The St. Louis Blues won a decisive Game 5 against the San Jose Sharks 5-0, pushing the Sharks to the brink of elimination.

The Blues are now one win away from their first Stanley Cup Final since the 1969-70 season, where they lost to the Boston Bruins in a sweep.

St. Louis started the scoring early when Oskar Sundqvist netted his second goal of the series in the first five minutes of the game. 

Jaden Schwartz then tallied his first goal of the game off a juicy rebound in front of Martin Jones to start the scoring in the second period. It was Schwartz's 10th goal of the playoffs, which tied him for third all-time in Blues history for goals in the postseason.

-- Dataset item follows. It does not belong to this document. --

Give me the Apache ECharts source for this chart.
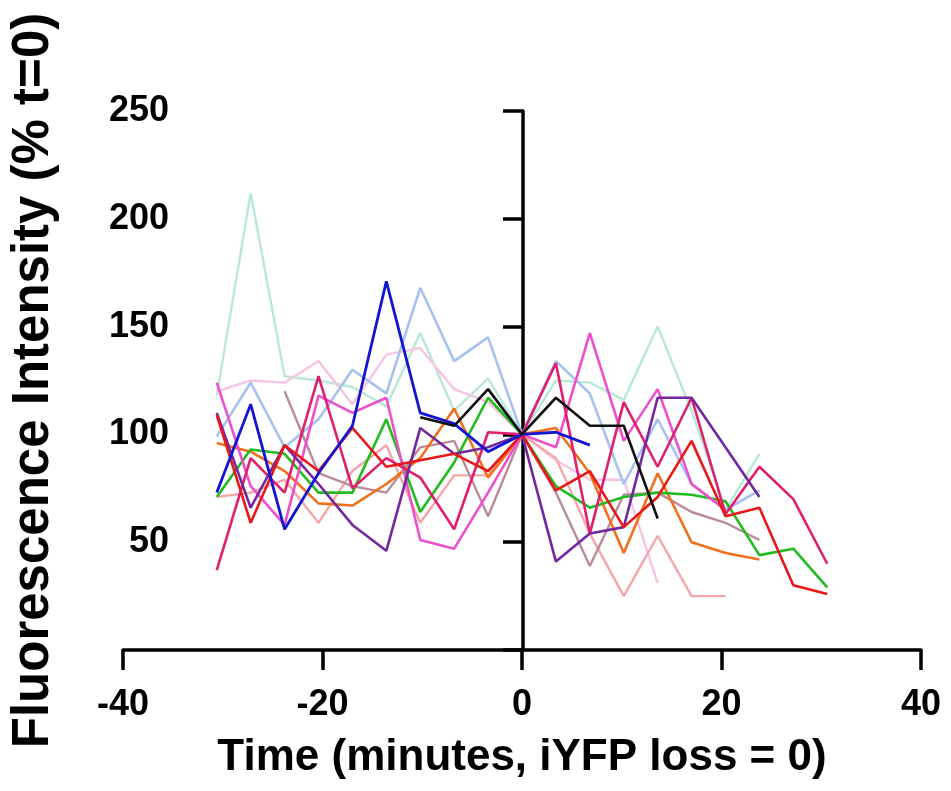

Vladimir Tarasenko added to the Blues lead off a penalty shot. He's the first player in Blues franchise history to score a penalty shot goal in the playoffs.

Schwartz then added two more goals in the third period for a hat-trick. The first came on a 5-on-3 power play advantage off a scramble in front of the net, and the second came from a backdoor one-timer pass from Tarasenko.

Schwartz now has 12 goals these playoffs, and it's his second hat-trick of the playoffs.

Blues goalie Jordan Binnington recorded 21 saves for a shutout, and he's the first rookie goalie to accomplish that feat for the Blues.